**Description of the task**.
Below are records. Copy every line with "using" in it.

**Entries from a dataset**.
========================================================================

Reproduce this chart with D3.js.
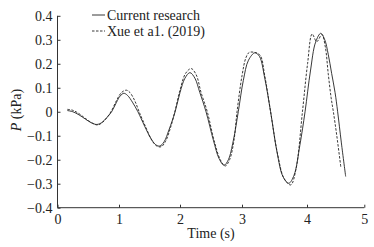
<!DOCTYPE html>
<html><head><meta charset="utf-8">
<script src="https://cdn.jsdelivr.net/npm/d3@7"></script>
<style>body{margin:0;background:#fff}svg{display:block}text{font-family:"Liberation Serif","Times New Roman",serif;fill:#222}</style>
</head><body>
<script>
const seriesNames = ["Current research", "Xue et a1. (2019)"];
const xTicks = [0, 1, 2, 3, 4, 5];
const yTicks = [-0.4, -0.3, -0.2, -0.1, 0, 0.1, 0.2, 0.3, 0.4];
const currentT = [0.16,0.25,0.35,0.45,0.55,0.64,0.72,0.80,0.88,0.96,1.02,1.08,1.14,1.22,1.31,1.42,1.52,1.60,1.67,1.74,1.82,1.92,2.00,2.08,2.16,2.24,2.32,2.42,2.54,2.63,2.71,2.78,2.86,2.94,3.02,3.10,3.20,3.27,3.35,3.44,3.54,3.63,3.72,3.80,3.89,3.97,4.06,4.15,4.24,4.31,4.37,4.43,4.49,4.535,4.60,4.675];
const currentP = [0.005,0.0,-0.013,-0.03,-0.046,-0.053,-0.045,-0.025,0.0,0.04,0.066,0.077,0.068,0.04,0.0,-0.06,-0.11,-0.137,-0.143,-0.125,-0.075,0.0,0.08,0.14,0.163,0.14,0.08,0.0,-0.12,-0.195,-0.223,-0.2,-0.12,0.0,0.13,0.215,0.246,0.23,0.14,0.0,-0.17,-0.27,-0.298,-0.265,-0.14,0.0,0.17,0.29,0.327,0.3,0.24,0.16,0.08,0.0,-0.13,-0.27];
const xueT = [0.16,0.25,0.35,0.45,0.55,0.65,0.73,0.81,0.88,0.96,1.04,1.12,1.18,1.26,1.33,1.44,1.54,1.62,1.69,1.76,1.84,1.92,2.00,2.09,2.18,2.26,2.34,2.44,2.55,2.65,2.73,2.80,2.87,2.92,3.00,3.06,3.11,3.20,3.28,3.35,3.44,3.55,3.65,3.75,3.83,3.93,4.01,4.09,4.17,4.26,4.32,4.37,4.42,4.46,4.52,4.59];
const xueP = [0.01,0.006,-0.008,-0.027,-0.045,-0.055,-0.045,-0.022,0.005,0.047,0.08,0.09,0.08,0.045,0.0,-0.065,-0.12,-0.143,-0.146,-0.125,-0.07,0.005,0.09,0.16,0.18,0.155,0.08,0.0,-0.12,-0.2,-0.226,-0.2,-0.12,0.0,0.15,0.225,0.247,0.247,0.235,0.15,0.0,-0.18,-0.28,-0.305,-0.24,0.0,0.2,0.324,0.292,0.322,0.27,0.16,0.06,0.0,-0.1,-0.23];

const W = 374, H = 247;
const svg = d3.select("body").append("svg").attr("width", W).attr("height", H);
const x = d3.scaleLinear().domain(xTicks).range([57.5, 119, 180, 242, 307, 364.3]);
const y = d3.scaleLinear().domain([-0.4, 0.4]).range([207.7, 15.8]);

const xAxis = d3.axisBottom(x).tickValues(xTicks).tickSize(-3).tickPadding(6).tickFormat(d3.format("d"));
const gx = svg.append("g").attr("transform", `translate(0,${y(-0.4)})`).call(xAxis);
const yAxis = d3.axisLeft(y).tickValues(yTicks).tickSize(-3).tickPadding(5)
  .tickFormat(d => d === 0 ? "0" : d3.format(".1f")(d).replace("-", "\u2212"));
const gy = svg.append("g").attr("transform", `translate(${x(0)},0)`).call(yAxis);
[gx, gy].forEach(g => {
  g.select(".domain").attr("stroke", "#333").attr("stroke-width", 1);
  g.selectAll(".tick line").attr("stroke", "#333");
  g.selectAll("text").attr("font-size", 14).attr("font-family", "Liberation Serif, serif").attr("fill", "#222");
});
gx.select(".domain").attr("d", `M${x(0)},0H${x(5)}`);
gy.select(".domain").attr("d", `M0,${y(-0.4)}V${y(0.4)}`);

const line = d3.line().x(d => x(d[0])).y(d => y(d[1])).curve(d3.curveCatmullRom.alpha(0.5));
const cur = currentT.map((t, i) => [t, currentP[i]]);
const xue = xueT.map((t, i) => [t, xueP[i]]);
svg.append("path").datum(cur).attr("d", line).attr("fill", "none").attr("stroke", "#222").attr("stroke-width", 0.9);
svg.append("path").datum(xue).attr("d", line).attr("fill", "none").attr("stroke", "#222").attr("stroke-width", 0.9).attr("stroke-dasharray", "2.5,1.5");

// legend
const leg = svg.append("g");
seriesNames.forEach((name, i) => {
  const yy = 15 + i * 16;
  leg.append("line").attr("x1", 92).attr("x2", 105).attr("y1", yy).attr("y2", yy)
    .attr("stroke", "#222").attr("stroke-width", 0.9).attr("stroke-dasharray", i ? "2.5,1.5" : null);
  leg.append("text").attr("x", 107).attr("y", yy + 4.5).attr("font-size", 14).text(name);
});

svg.append("text").attr("x", 211).attr("y", 238).attr("text-anchor", "middle").attr("font-size", 14).text("Time (s)");
svg.append("text").attr("transform", "translate(21,110) rotate(-90)").attr("text-anchor", "middle").attr("font-size", 14)
  .html('<tspan font-style="italic">P</tspan> (kPa)');
</script>
</body></html>
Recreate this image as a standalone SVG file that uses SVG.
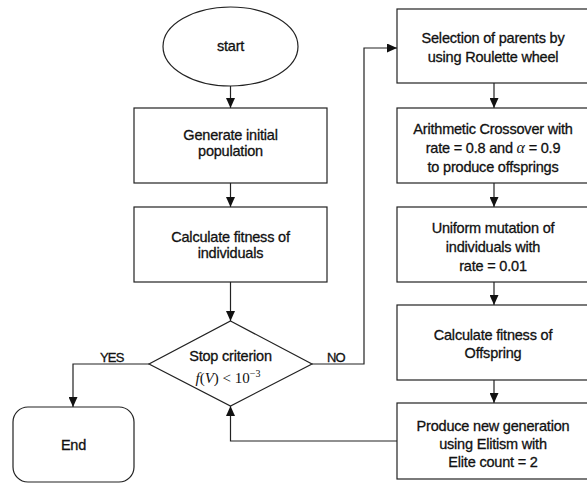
<svg xmlns="http://www.w3.org/2000/svg" width="587" height="483" viewBox="0 0 587 483">
<defs>
<marker id="arr" markerUnits="userSpaceOnUse" markerWidth="10" markerHeight="9" refX="10" refY="4.5" orient="auto">
<path d="M0,0 L10,4.5 L0,9 z" fill="#111"/>
</marker>
<style>
.box{fill:#fff;stroke:#222;stroke-width:1.2}
.t{font-family:"Liberation Sans",Arial,sans-serif;font-size:14.5px;fill:#111;stroke:#111;stroke-width:0.3px;text-anchor:middle;letter-spacing:-0.2px}
.lbl{font-family:"Liberation Sans",Arial,sans-serif;font-size:13px;fill:#111;stroke:#111;stroke-width:0.3px;letter-spacing:-0.8px}
.m{font-family:"Liberation Serif","Times New Roman",serif;font-size:15px;fill:#111}
.c{fill:none;stroke:#222;stroke-width:1.2}
</style>
</defs>
<rect width="587" height="483" fill="#fff"/>
<g id="connectors">
<path class="c" d="M230.5,86 V108" marker-end="url(#arr)"/>
<path class="c" d="M230.5,183 V207" marker-end="url(#arr)"/>
<path class="c" d="M230.5,282 V321" marker-end="url(#arr)"/>
<path class="c" d="M149,364 H73 V407" marker-end="url(#arr)"/>
<path class="c" d="M312,364 H364 V48 H397" marker-end="url(#arr)"/>
<path class="c" d="M494,83 V108" marker-end="url(#arr)"/>
<path class="c" d="M494,183 V207" marker-end="url(#arr)"/>
<path class="c" d="M494,282 V305" marker-end="url(#arr)"/>
<path class="c" d="M494,380 V403" marker-end="url(#arr)"/>
<path class="c" d="M397,441 H230.5 V406" marker-end="url(#arr)"/>
<text class="lbl" x="100" y="362">YES</text>
<text class="lbl" x="327" y="362">NO</text>
</g>
<g id="start">
<ellipse class="box" cx="230.5" cy="46.5" rx="67.5" ry="39.5"/>
<text class="t" x="230.5" y="51">start</text>
</g>
<g id="generate">
<rect class="box" x="134" y="108" width="193" height="75"/>
<text class="t" x="230.5" y="140">Generate initial</text>
<text class="t" x="230.5" y="155.5">population</text>
</g>
<g id="fitness">
<rect class="box" x="134" y="207" width="193" height="75"/>
<text class="t" x="230.5" y="242">Calculate fitness of</text>
<text class="t" x="230.5" y="258">individuals</text>
</g>
<g id="stop">
<polygon class="box" points="230.5,321 312,364 230.5,406 149,364"/>
<text class="t" x="230.5" y="361">Stop criterion</text>
<text class="m" x="228" y="383" text-anchor="middle"><tspan font-style="italic">f</tspan>(<tspan font-style="italic">V</tspan>) &lt; 10<tspan font-size="10" dy="-6">−3</tspan></text>
</g>
<g id="end">
<rect class="box" x="13" y="407" width="121" height="75" rx="15" ry="15"/>
<text class="t" x="73.5" y="450">End</text>
</g>
<g id="selection">
<rect class="box" x="397" y="9" width="193" height="74"/>
<text class="t" x="493" y="43">Selection of parents by</text>
<text class="t" x="493" y="62">using Roulette wheel</text>
</g>
<g id="crossover">
<rect class="box" x="397" y="108" width="193" height="75"/>
<text class="t" x="493" y="134">Arithmetic Crossover with</text>
<text class="t" x="493" y="153">rate = 0.8 and  <tspan font-family="Liberation Serif, serif" font-style="italic" font-size="16" stroke-width="0">α</tspan> = 0.9</text>
<text class="t" x="493" y="172">to produce offsprings</text>
</g>
<g id="mutation">
<rect class="box" x="397" y="207" width="193" height="75"/>
<text class="t" x="493" y="233">Uniform mutation of</text>
<text class="t" x="493" y="252">individuals with</text>
<text class="t" x="493" y="271">rate = 0.01</text>
</g>
<g id="offspring">
<rect class="box" x="397" y="305" width="193" height="75"/>
<text class="t" x="493" y="340">Calculate fitness of</text>
<text class="t" x="493" y="358">Offspring</text>
</g>
<g id="newgen">
<rect class="box" x="397" y="403" width="193" height="76"/>
<text class="t" x="493" y="431">Produce new generation</text>
<text class="t" x="493" y="449">using Elitism with</text>
<text class="t" x="493" y="467">Elite count = 2</text>
</g>
</svg>
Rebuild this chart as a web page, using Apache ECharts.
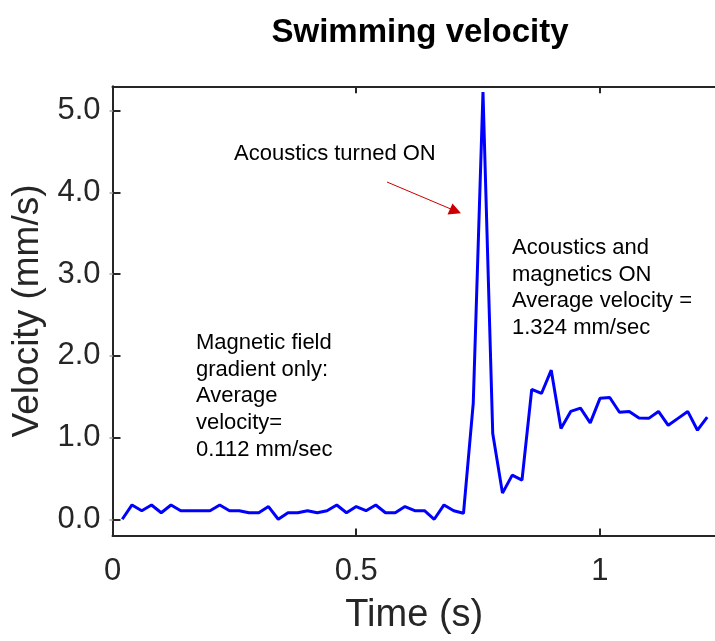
<!DOCTYPE html>
<html>
<head>
<meta charset="utf-8">
<script src="https://cdn.jsdelivr.net/npm/echarts@6/dist/echarts.min.js"></script>
<style>
html,body{margin:0;padding:0;background:#fff;}
#chart{width:715px;height:641px;}
</style>
</head>
<body>
<div id="chart"></div>
<script>
// ---- data ----
var timeS = [0.02,0.04,0.06,0.08,0.10,0.12,0.14,0.16,0.18,0.20,
             0.22,0.24,0.26,0.28,0.30,0.32,0.34,0.36,0.38,0.40,
             0.42,0.44,0.46,0.48,0.50,0.52,0.54,0.56,0.58,0.60,
             0.62,0.64,0.66,0.68,0.70,0.72,0.74,0.76,0.78,0.80,
             0.82,0.84,0.86,0.88,0.90,0.92,0.94,0.96,0.98,1.00,
             1.02,1.04,1.06,1.08,1.10,1.12,1.14,1.16,1.18,1.20,1.22];
var velocity = [0.00,0.175,0.105,0.175,0.08,0.175,0.105,0.105,0.105,0.105,
                0.175,0.105,0.105,0.08,0.08,0.155,0.00,0.08,0.08,0.105,
                0.08,0.105,0.175,0.08,0.155,0.105,0.175,0.08,0.08,0.155,
                0.105,0.105,0.00,0.175,0.105,0.073,1.42,5.23,1.05,0.32,
                0.54,0.48,1.59,1.54,1.825,1.11,1.32,1.36,1.18,1.48,
                1.49,1.31,1.32,1.24,1.235,1.32,1.15,1.235,1.32,1.09,1.25];
var xTicks = [0, 0.5, 1];
var yTicks = [0, 1, 2, 3, 4, 5];
var titleText = 'Swimming velocity';
var xName = 'Time (s)';
var yName = 'Velocity (mm/s)';
var noteAcoustic = 'Acoustics turned ON';
var noteMagnetic = 'Magnetic field\ngradient only:\nAverage\nvelocity=\n0.112 mm/sec';
var noteBoth = 'Acoustics and\nmagnetics ON\nAverage velocity =\n1.324 mm/sec';

var seriesData = timeS.map(function (t, i) { return [t, velocity[i]]; });

var FONT = '"Liberation Sans", Arial, Helvetica, sans-serif';
var AX = '#262626';

var chart = echarts.init(document.getElementById('chart'), null, {renderer: 'canvas'});
var option = {
  animation: false,
  backgroundColor: '#ffffff',
  grid: {left: 112.5, top: 86.3, width: 603.5, height: 449.3, containLabel: false, outerBoundsMode: 'none'},
  xAxis: [{
    type: 'value', position: 'bottom', min: 0, max: 1.238,
    name: xName, nameLocation: 'middle', nameGap: 61,
    nameTextStyle: {fontFamily: FONT, fontSize: 38, color: AX},
    axisLine: {show: true, onZero: false, lineStyle: {color: AX, width: 2}},
    axisTick: {show: true, inside: true, length: 7, customValues: xTicks, lineStyle: {color: AX, width: 2}},
    axisLabel: {show: true, customValues: xTicks, margin: 20, fontFamily: FONT, fontSize: 31, color: AX,
      formatter: function (v) { return String(v); }},
    splitLine: {show: false}
  }, {
    type: 'value', position: 'top', min: 0, max: 1.238,
    axisLine: {show: true, onZero: false, lineStyle: {color: AX, width: 2}},
    axisTick: {show: true, inside: true, length: 7, customValues: xTicks, lineStyle: {color: AX, width: 2}},
    axisLabel: {show: false},
    splitLine: {show: false}
  }],
  yAxis: [{
    type: 'value', position: 'left', min: -0.2, max: 5.3,
    name: yName, nameLocation: 'middle', nameGap: 66, nameRotate: 90,
    nameTextStyle: {fontFamily: FONT, fontSize: 37, color: AX},
    axisLine: {show: true, onZero: false, lineStyle: {color: AX, width: 2}},
    axisTick: {show: true, inside: true, length: 8, customValues: yTicks, lineStyle: {color: AX, width: 2}},
    axisLabel: {show: true, customValues: yTicks, margin: 12, fontFamily: FONT, fontSize: 31, color: AX,
      formatter: function (v) { return v.toFixed(1); }},
    splitLine: {show: false}
  }, {
    type: 'value', position: 'right', min: -0.2, max: 5.3,
    axisLine: {show: false},
    axisTick: {show: true, inside: true, length: 3, customValues: yTicks, lineStyle: {color: '#bbbbbb', width: 2}},
    axisLabel: {show: false},
    splitLine: {show: false}
  }],
  series: [{
    type: 'line', xAxisIndex: 0, yAxisIndex: 0,
    data: seriesData,
    showSymbol: false, symbol: 'none',
    lineStyle: {color: '#0000ff', width: 3},
    z: 3
  }],
  graphic: [
    {type: 'text', x: 420, y: 33, style: {text: titleText, font: 'bold 33px ' + FONT, fill: '#000', align: 'center', verticalAlign: 'middle'}},
    {type: 'text', left: 234, top: 143, style: {text: noteAcoustic, font: '22px ' + FONT, fill: '#000'}},
    {type: 'line', shape: {x1: 387, y1: 182, x2: 452, y2: 209.5}, style: {stroke: '#cc0000', lineWidth: 1}},
    {type: 'polygon', shape: {points: [[461, 213.3], [447.5, 214.5], [452.5, 203.5]]}, style: {fill: '#cc0000'}},
    {type: 'text', left: 196, top: 329.6, style: {text: noteMagnetic, font: '22px ' + FONT, lineHeight: 26.7, fill: '#000'}},
    {type: 'text', left: 512, top: 234.6, style: {text: noteBoth, font: '22px ' + FONT, lineHeight: 26.7, fill: '#000'}}
  ]
};
chart.setOption(option);
</script>
</body>
</html>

========================================================================

**Result**.
<text class="t" x="493" y="62">using Roulette wheel</text>
<text class="t" x="493" y="449">using Elitism with</text>
Rebuild this chart as a web page, using Apache ECharts.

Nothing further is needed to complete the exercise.